Banken als überforderte Detektive
Der Weg zur weltweiten Flut von Geldwäschereivorschriften war gepflastert mit der guten Absicht, kriminelle Schandtaten, Terrorismus und Menschenhandel eingeschlossen, zu bekämpfen. Alle Zahlungen sollten von den Banken auf Herz und Nieren durchleuchtet werden. Heute sind Heerscharen von Bankangestellten der Compliance-Abteilungen beauftragt, als Erfüllungsgehilfen der Steuer- und Strafbehörden unsaubere, kriminelle oder unversteuerte Geschäfte aufzuspüren. Die Umsetzung leidet daran, dass Detektivarbeit keine ursprüngliche Banktätigkeit ist. Unterschiedliche Praktiken in verschiedenen Ländern infolge eigener Kulturen, Gebräuche und Moralstandards machen die Sache nicht leichter. Was früher gang und gäbe war, läuft Gefahr, kriminalisiert zu werden.
Compliance-Abteilungen stehen unter Druck von Seiten des Managements, grosse Geldbeträge leichter durchzuwinken als vergleichsweise kleine Summen. Die grosszügige Akzeptanz der massiven Zuströme russischer Gelder ist auf dieses Verhalten zurückzuführen. Je höher die Summen der überwiesenen Geldbeträge sind, desto schwieriger wird es aus ökonomischen Gründen für die Banken, Gelder zurückzuweisen.

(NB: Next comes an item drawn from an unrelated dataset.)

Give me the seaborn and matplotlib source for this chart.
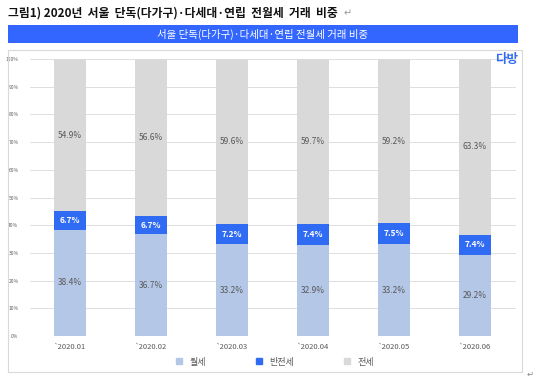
import matplotlib.pyplot as plt
import matplotlib.patches as mpatches
from matplotlib.lines import Line2D
import seaborn as sns
import pandas as pd

months = ['`2020.01', '`2020.02', '`2020.03', '`2020.04', '`2020.05', '`2020.06']
wolse = [38.4, 36.7, 33.2, 32.9, 33.2, 29.2]      # 월세
banjeonse = [6.7, 6.7, 7.2, 7.4, 7.5, 7.4]        # 반전세
jeonse = [54.9, 56.6, 59.6, 59.7, 59.2, 63.3]     # 전세

c_wol = '#B4C7E7'
c_ban = '#2F6BF3'
c_jeon = '#D9D9D9'

sns.set_style('white')
plt.rcParams['font.family'] = ['Noto Sans CJK KR', 'DejaVu Sans']

df = pd.DataFrame({'month': months, 'wolse': wolse, 'ban': banjeonse, 'jeon': jeonse})
df['top'] = df['wolse'] + df['ban'] + df['jeon']
df['mid'] = df['wolse'] + df['ban']

fig = plt.figure(figsize=(5.4, 3.81), dpi=100)

# outer frame and banner
fig.patches.append(mpatches.Rectangle((8 / 540, 1 - 372 / 381), 514 / 540, 322 / 381,
                                      transform=fig.transFigure, fill=False,
                                      edgecolor='#D9D9D9', linewidth=0.8))
fig.patches.append(mpatches.Rectangle((8 / 540, 1 - 43 / 381), 510 / 540, 18 / 381,
                                      transform=fig.transFigure, facecolor='#3366FF',
                                      edgecolor='none'))
fig.text(8 / 540, 1 - 13 / 381, '그림1) 2020년  서울  단독(다가구)·다세대·연립  전월세  거래  비중',
         fontsize=8.5, fontweight='bold', va='center', ha='left', color='#111111')
fig.text(344 / 540, 1 - 13 / 381, '↵', fontsize=7, va='center', color='#999999',
         family=['DejaVu Sans'])
fig.text(263 / 540, 1 - 34 / 381, '서울 단독(다가구)·다세대·연립 전월세 거래 비중',
         fontsize=7.5, color='white', ha='center', va='center')
fig.text(518 / 540, 1 - 59 / 381, '다방', fontsize=9, fontweight='bold', color='#2F6BF3',
         ha='right', va='center')
fig.text(530 / 540, 1 - 374 / 381, '↵', fontsize=6, va='center', ha='center',
         color='#888888', family=['DejaVu Sans'])

ax = fig.add_axes([29.5 / 540, 1 - 336 / 381, 486 / 540, 277 / 381])
sns.barplot(data=df, x='month', y='top', color=c_jeon, width=0.4, saturation=1, ax=ax,
            zorder=2, linewidth=0)
sns.barplot(data=df, x='month', y='mid', color=c_ban, width=0.4, saturation=1, ax=ax,
            zorder=3, linewidth=0)
sns.barplot(data=df, x='month', y='wolse', color=c_wol, width=0.4, saturation=1, ax=ax,
            zorder=4, linewidth=0)

for i, row in df.iterrows():
    ax.text(i, row['wolse'] / 2, f"{row['wolse']:.1f}%", ha='center', va='center',
            fontsize=6, color='#595959', zorder=5)
    ax.text(i, row['wolse'] + row['ban'] / 2, f"{row['ban']:.1f}%", ha='center', va='center',
            fontsize=6, color='white', fontweight='bold', zorder=5)
    ax.text(i, row['mid'] + row['jeon'] / 2, f"{row['jeon']:.1f}%", ha='center', va='center',
            fontsize=6, color='#595959', zorder=5)

ax.set_ylim(0, 100)
ax.set_xlim(-0.5, 5.5)
ax.set_yticks(range(0, 101, 10))
ax.set_yticklabels([f'{v}%' for v in range(0, 101, 10)], fontsize=3.5, color='#595959')
ax.yaxis.grid(True, color='#D9D9D9', linewidth=0.6, zorder=0)
ax.set_axisbelow(True)
ax.tick_params(axis='x', labelsize=5.5, colors='#595959', length=0, pad=5)
ax.tick_params(axis='y', length=0, pad=8)
ax.set_xlabel('')
ax.set_ylabel('')
for s in ax.spines.values():
    s.set_visible(False)
ax.patch.set_alpha(0)

handles = [Line2D([], [], marker='s', linestyle='', markersize=4, color=c, label=l)
           for c, l in [(c_wol, '월세'), (c_ban, '반전세'), (c_jeon, '전세')]]
fig.legend(handles=handles, loc='center', bbox_to_anchor=(272 / 540, 1 - 362 / 381), ncol=3,
           frameon=False, fontsize=6.5, columnspacing=4.8, handletextpad=0.2,
           labelcolor='#595959')

fig.savefig('out.png', dpi=100)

Sie werden nicht nur durch die Überweiser, sondern auch durch die Empfänger unter Druck gesetzt, Gelder durchlaufen zu lassen. Geld fliesst wie Wasser.
Mehr Transparenz durch Besteuerung des Zahlungsverkehrs
Heute müssen wir feststellen, dass es unfair und eine Illusion war, diese bankfremde Detektivarbeit den Banken zu überbürden und sämtliche Zahlungen zu hinterfragen. Das ist eine Mission impossible. Bester Beweis ist das Bespiel der russischen Oligarchen. Wäre es nicht effizienter, mit einer minimalen Besteuerung der weltweiten Zahlungsflüsse Transparenz in den Zahlungsverkehr zu bringen?